ERC-6551: Token Bağlı Hesaplar
ERC-6551 standardı, NFT’lerin işlevselliğini genişleterek onları programlanabilir hesaplara dönüştürüyor. Geleneksel NFT’ler sadece sahipliği temsil ederken, ERC-6551 her NFT’nin varlıkları saklayabilen, akıllı sözleşmelerle etkileşime girebilen ve işlem gerçekleştirebilen bağımsız bir hesap gibi hareket etmesini sağlıyor.
Bu yenilik, yaratıcı varlıkları blockchain ekosisteminin aktif katılımcılarına dönüştürerek benzersiz bir kontrol ve etkileşim seviyesi sunuyor.
Story Protocol Nasıl Çalışır?
Story Protocol, IP kaydını kolaylaştırır, sahiplik doğrulamasını garanti eder, işbirliğini teşvik eder ve lisanslama süreçlerini otomatikleştirir. İşleyişini şu şekilde özetleyebiliriz:
- IP Kaydı ve Sahiplik Doğrulaması
Yaratıcılar eserlerini blockchain üzerinde “IP Varlık NFT’leri” olarak kaydeder. Bu NFT’ler, eserle ilgili hakların, lisanslama kurallarının ve telif paylarının tanımlanabildiği token bağlı hesaplarla ilişkilendirilir. - İşbirliği ve Türev Eserler için Birleştirilebilirlik
Platform, işbirliğini ve türev eserlerin oluşturulmasını kolaylaştırır.
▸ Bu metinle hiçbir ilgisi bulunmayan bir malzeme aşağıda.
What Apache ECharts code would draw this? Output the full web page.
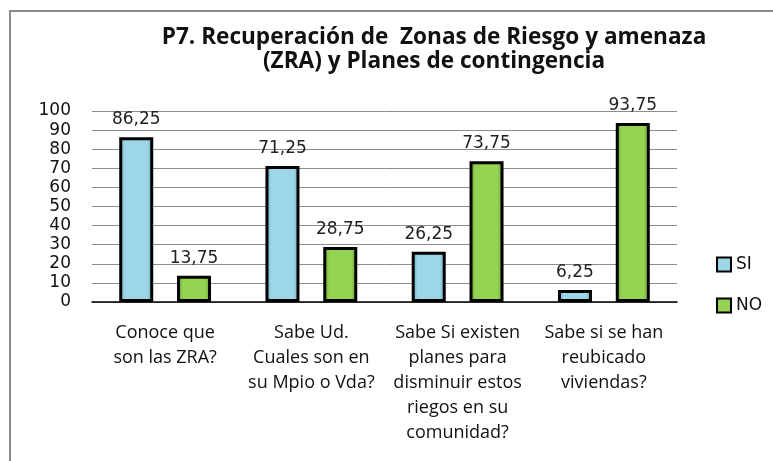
<!DOCTYPE html>
<html>
<head>
<meta charset="utf-8">
<script src="https://cdn.jsdelivr.net/npm/echarts@6/dist/echarts.min.js"></script>
<style>
    html, body { margin: 0; padding: 0; background: #fff; }
    #chart { width: 773px; height: 461px; }
</style>
</head>
<body>
<div id="chart"></div>
<script>
// datos del gráfico
const categorias = [
    'Conoce que\nson las ZRA?',
    'Sabe Ud.\nCuales son en\nsu Mpio o Vda?',
    'Sabe Si existen\nplanes para\ndisminuir estos\nriegos en su\ncomunidad?',
    'Sabe si se han\nreubicado\nviviendas?'
]
const valoresSi = [86.25, 71.25, 26.25, 6.25]
const valoresNo = [13.75, 28.75, 73.75, 93.75]
const ticksY = [0, 10, 20, 30, 40, 50, 60, 70, 80, 90, 100]

const fmt = p => String(p.value).replace('.', ',')

// degradado tipo bisel
function bisel(borde, centro) {
    return new echarts.graphic.LinearGradient(0, 0, 1, 0, [
        { offset: 0, color: borde },
        { offset: 0.18, color: centro },
        { offset: 0.82, color: centro },
        { offset: 1, color: borde }
    ])
}

const myChart = echarts.init(document.getElementById('chart'))
const options = {
    animation: false,
    title: {
        text: 'P7. Recuperación de  Zonas de Riesgo y amenaza\n(ZRA) y Planes de contingencia',
        left: 429,
        top: 21,
        textAlign: 'center',
        textStyle: {
            fontFamily: 'Open Sans',
            fontWeight: 'bold',
            fontSize: 22.6,
            lineHeight: 24,
            color: '#111'
        }
    },
    graphic: [{
        type: 'rect',
        shape: { x: 10, y: 11, width: 800, height: 500 },
        style: { fill: 'none', stroke: '#8a8a8a', lineWidth: 2 },
        silent: true
    }],
    grid: {
        left: 92,
        right: 96,
        top: 111,
        bottom: 159
    },
    legend: {
        orient: 'vertical',
        left: 711,
        top: 251,
        itemWidth: 14,
        itemHeight: 14,
        itemGap: 24,
        icon: 'rect',
        itemStyle: { borderColor: '#000', borderWidth: 2 },
        textStyle: { fontFamily: 'DejaVu Sans', fontSize: 17, color: '#111' },
        data: ['SI', 'NO']
    },
    xAxis: {
        type: 'category',
        data: categorias,
        axisLine: { lineStyle: { color: '#000', width: 1.5 } },
        axisTick: { show: false },
        axisLabel: {
            interval: 0,
            margin: 18,
            fontFamily: 'Open Sans',
            fontSize: 18,
            lineHeight: 25,
            color: '#111',
            align: 'center'
        }
    },
    yAxis: {
        type: 'value',
        min: 0,
        max: 100,
        interval: 10,
        axisLine: { show: false },
        axisTick: { show: false },
        splitLine: { lineStyle: { color: '#8c8c8c', width: 1 } },
        axisLabel: {
            margin: 21,
            fontFamily: 'DejaVu Sans',
            fontSize: 17,
            color: '#111',
            formatter: v => ticksY.includes(v) ? String(v) : ''
        }
    },
    series: [
        {
            name: 'SI',
            type: 'bar',
            data: valoresSi,
            barWidth: 34,
            barGap: '70%',
            itemStyle: {
                color: bisel('#6fa9bb', '#9dd6e8'),
                borderColor: '#000',
                borderWidth: 3
            },
            label: {
                show: true,
                position: 'top',
                distance: 9,
                fontFamily: 'DejaVu Sans',
                fontSize: 17,
                color: '#222',
                formatter: fmt
            }
        },
        {
            name: 'NO',
            type: 'bar',
            data: valoresNo,
            barWidth: 34,
            itemStyle: {
                color: bisel('#6c9e35', '#95d352'),
                borderColor: '#000',
                borderWidth: 3
            },
            label: {
                show: true,
                position: 'top',
                distance: 9,
                fontFamily: 'DejaVu Sans',
                fontSize: 17,
                color: '#222',
                formatter: fmt
            }
        }
    ]
}
myChart.setOption(options)
</script>
</body>
</html>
Her IP varlığı, bir küresel IP grafiğinde bir düğüm haline gelir ve yasal ve ekonomik ilişkiler otomatik olarak oluşturulur. Bu sayede, manuel müzakerelere gerek kalmadan çapraz IP projeleri erişilebilir hale gelir. - Lisanslama ve Anlaşmaların Otomasyonu
Lisanslama koşulları akıllı sözleşmelere gömülür ve üçüncü taraflar bu IP ile otomatik süreçler yoluyla doğrudan etkileşime geçebilir. Yaratıcılar anında ödeme alırken, lisanslama anlaşmaları sorunsuz bir şekilde yürütülür.
Programlanabilir IP Lisansı (PIL)
Story Protocol’ün Programlanabilir IP Lisansı (PIL), yasal çerçeveler ile blockchain teknolojisi arasındaki boşluğu kapatır. PIL, lisanslama, gelir paylaşımı ve kullanım kısıtlamalarını otomatik hale getirerek küresel geçerlilik sağlar.
Her lisans, bir NFT olarak tokenleştirilir ve likit bir lisanslama pazarı oluşturur. Bu, yaratıcıların yalnızca IP’lerini değil, aynı zamanda lisanslarını da monetizasyon için kullanabilmelerine olanak tanır.
Geleceğe Bakış
Bitcoin nasıl paranın işlevini değiştirdiyse, Story Protocol de fikri mülkiyeti yeniden tanımlıyor. Programlanabilirlik ve birleştirilebilirlik sunarak, yaratıcı özgürlüğü artırmayı, işbirliğini kolaylaştırmayı ve gelir elde etme süreçlerini daha akıcı hale getirmeyi hedefliyor.
Erişim kontrolü ve ölçeklenebilirlik gibi bazı zorluklar devam etse de, Story Protocol’ün açık kaynak yaklaşımı ve topluluk odaklı yapısı, umut vadeden bir gelecek sunuyor. Bu cesur girişim, yaratıcılığın bir sonraki dalgasının bel kemiği olmaya aday.